When homeschooling mom Christy Whitlock prepares a meal, her main objective is to find something fun for not only her four children but also for herself.
While staples such as tacos or spaghetti do make it onto the family’s dinner table, it is more likely to see Rabbit Salad or a Cream Cheese Penguin.
Rather than considering her time in the kitchen as cooking, Whitlock, 33, calls it “fun with food.”
“I like to play with food,” said Whitlock, who lives in Bassett with her husband, Johnny, and her four children Hunter, 9, Fisher, 8, Carleigh-Grey, 6, and Ella-Lakelynn, 41/2 months. Whitlock says she is drawn to anything “cutesy and crafty.”
This may be in part because Whitlock tries to involve her children with food preparation in the house. “I cook quick stuff they (the children) can help with — party foods, cakes, little things,” said Whitlock.
She tries to incorporate learning into many of their daily activities, and many lessons come from cooking. “They (the children) are always in the kitchen with me to try to teach them how to do things. I do everything with them,” she said.
She likes creative expression in her cuisine, too. Whitlock attended a night class at Bassett High School on cake decorating and design. The skills she learned there are put to use at least four times a year when Whitlow plans and creates party themes to celebrate the children’s birthdays. Some themes the children requested in the past include Bob the Builder, Mario and Yogi the Bear.
Whitlock calls herself a party planner. Not only does she create elaborate cakes for the children, she also helps host showers at Valley Drive Baptist Church.
Whitlock “prefers creative cooking” and making food that looks like something other than food, such as banana snowmen or “crackerpillars.”
Another party-like event the Whitlocks plan is an annual fall festival. Whitlock and her husband started hosting the festival three years ago following the death of a family friend who regularly invited people to his home to share food, in particular, molasses.
The Whitlocks have continued the tradition, but in a modified form. In place of molasses, the Whitlocks make apple butter and New Brunswick stew. More than 100 people typically come to the all-day event. It all comes together through word of mouth.
Guests are invited to bring along a container so that they can take home apple butter. The whole family prepares the apple butter in big copper pots at their home for hours before and during the event. Passersby often volunteer to take turns stirring the apple butter.
Even though Whitlock prefers baking, she still cooks regularly. Whitlock was not instructed by just one person when it came to learning how to cook. Instead, she claims that she “learned a little bit from everyone.” She does say that she probably learned most of her cooking skills through demonstrations by Pampered Chef and Taste of Living. For a period, Whitlock worked with Pampered Chef and hosted several in-home cooking shows.

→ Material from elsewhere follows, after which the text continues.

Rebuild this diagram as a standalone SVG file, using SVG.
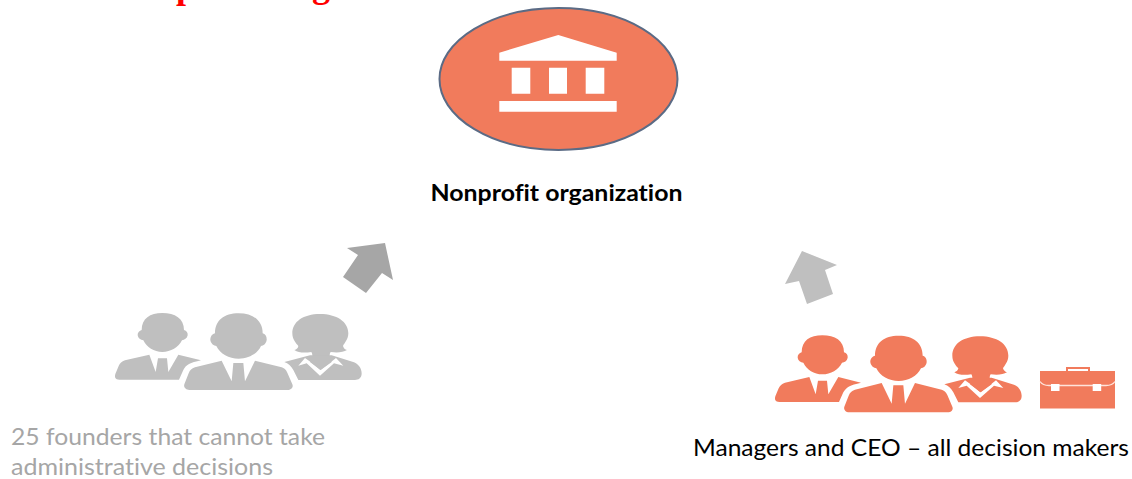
<svg xmlns="http://www.w3.org/2000/svg" xmlns:xlink="http://www.w3.org/1999/xlink" width="1132" height="479" viewBox="0 0 1132 479">
<style>
text{font-variant-ligatures:none}
.lbl{font-family:"Lato","Open Sans",sans-serif;font-size:24px}
.top{font-family:"Liberation Serif",serif;font-size:36px;font-weight:bold;fill:#ff0000}
.gray{fill:#bfbfbf}
.orange{fill:#f17b5c}
</style>
<defs>
<g id="people">
<path d="M125 300C125 265 150 249 187 249C225 249 252 265 252 300C260 302 264 308 263 316C261 326 253 330 246 331C236 352 212 366 187 366C162 366 140 352 130 331C122 330 114 325 113 316C112 308 118 302 125 300Z"/>
<path d="M148 374L75 391C65 394 60 400 56 408L46 432C43 442 46 449 58 449L237 449L250 420C258 405 270 398 303 391L235 374L205 426L201 385L174 385L167 426Z"/>
<path d="M345 310C345 272 372 250 416 250C460 250 488 272 488 310C496 312 501 320 500 330C498 342 490 347 483 348C472 372 445 386 416 386C387 386 360 372 349 348C342 347 333 342 331 330C330 320 337 312 345 310Z"/>
<path d="M365 392L285 412C275 415 270 420 266 430L253 463C250 472 258 480 268 480L562 480C574 480 581 472 577 463L562 428C558 418 552 414 545 412L465 392L435 454L430 399L400 399L395 454Z"/>
<path d="M577 310C577 275 610 252 660 252C710 252 745 275 745 310C745 328 733 340 729 348C731 355 735 358 741 360C730 367 712 369 692 366C688 372 688 380 692 388L695 396L662 420L630 396L635 388C638 380 638 372 634 366C612 369 595 368 583 360C590 358 594 354 595 348C588 340 577 328 577 310Z"/>
<path fill-rule="evenodd" d="M553 396L630 376L695 376L762 397C775 402 785 415 785 430C785 445 775 450 765 450L595 450L580 420C573 408 565 400 553 396ZM595 407L615 384L632 396L661 420L693 396L708 384L730 407L702 400L660 437L620 400Z"/>
</g>
</defs>
<g id="title-fragment">
<text class="top" x="176" y="-2.500">p</text>
<text class="top" x="312" y="-3">g</text>
</g>
<g id="organization">
<ellipse cx="558.500" cy="79" rx="119" ry="71" class="orange" stroke="#5b6b85" stroke-width="2"/>
<path fill="#ffffff" d="M558.300 35L616.700 52.700V60.700H499.300V52.700ZM511.700 67.700H530.300V93.700H511.700ZM549 67.700H567V93.700H549ZM585.700 67.700H604.300V93.700H585.700ZM499.300 101H616.700V111.700H499.300Z"/>
<text x="556.500" y="201" text-anchor="middle" font-family="Lato,'Open Sans',sans-serif" font-size="22" font-weight="bold" fill="#000000" textLength="252" lengthAdjust="spacingAndGlyphs">Nonprofit organization</text>
</g>
<g id="founders">
<use xlink:href="#people" href="#people" class="gray" transform="translate(100,230) scale(.33333)"/>
<text class="lbl" x="11" y="444.500" fill="#a6a6a6" textLength="314" lengthAdjust="spacingAndGlyphs">25 founders that cannot take</text>
<text class="lbl" x="11" y="475" fill="#a6a6a6" textLength="262" lengthAdjust="spacingAndGlyphs">administrative decisions</text>
</g>
<g id="managers">
<use xlink:href="#people" href="#people" class="orange" transform="translate(760,252.300) scale(.33333)"/>
<g id="briefcase">
<rect class="orange" x="1040" y="371" width="75" height="37.500"/>
<path fill="none" stroke="#f17b5c" stroke-width="2" d="M1067 371V368H1089V371"/>
<path fill="none" stroke="#ffe3da" stroke-width="1.300" d="M1040 381.500C1042 384.500 1045 385.500 1049 385.500H1106C1110 385.500 1113 384.500 1115 381.500"/>
<rect x="1051" y="384" width="8.500" height="7" fill="#ffffff"/>
<rect x="1092.700" y="384" width="8.500" height="7" fill="#ffffff"/>
</g>
<text class="lbl" x="693" y="455.500" fill="#000000" textLength="436" lengthAdjust="spacingAndGlyphs">Managers and CEO – all decision makers</text>
</g>
<g id="connectors">
<path fill="#a6a6a6" d="M347 248L385 243L393 280L382 273L366 293L343 277L358 255Z"/>
<path class="gray" d="M802 251L837 265L825 270L833 294L807 304L799 281L785 284Z"/>
</g>
</svg>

For her, visuals are a necessity when preparing the food. “I like photos with recipes,” said Whitlock. She and her sister also frequent the website Pinterest in search of fun recipes.
In general, recipes Whitlock selects are simple, with easy-to-find ingredients. Ideally, the ingredients already would be in her cabinet.
Whitlock most appreciates a handwritten recipe. When she married, her grandmother supplied her with multiple hand written recipes, which Whitlock considers heirlooms.
With a full house, the family seeks out money-saving options such as raising a garden, tending chickens and canning. The children have been highly active with gardening, which her husband often does with them. He also provides “any type (of wild game) you can think of,” said Whitlock.
Her husband, who is a carpenter for Fulcher and Whitlock Construction, grills meat for meals. In regards to cooking, Whitlock says her husband is a better cook than she is, especially when creating entire meals.
For Whitlock, supper is her favorite meal to prepare possibly because the Whitlocks make a point of sitting down and sharing dinner together every single night, no matter how “scattered around” everyone is. According to Whitlock, as a “very homebody and (part of a) very Christian family,” sitting down to supper in the home her husband built to have supper also is a special time because it is when the family shares devotionals together.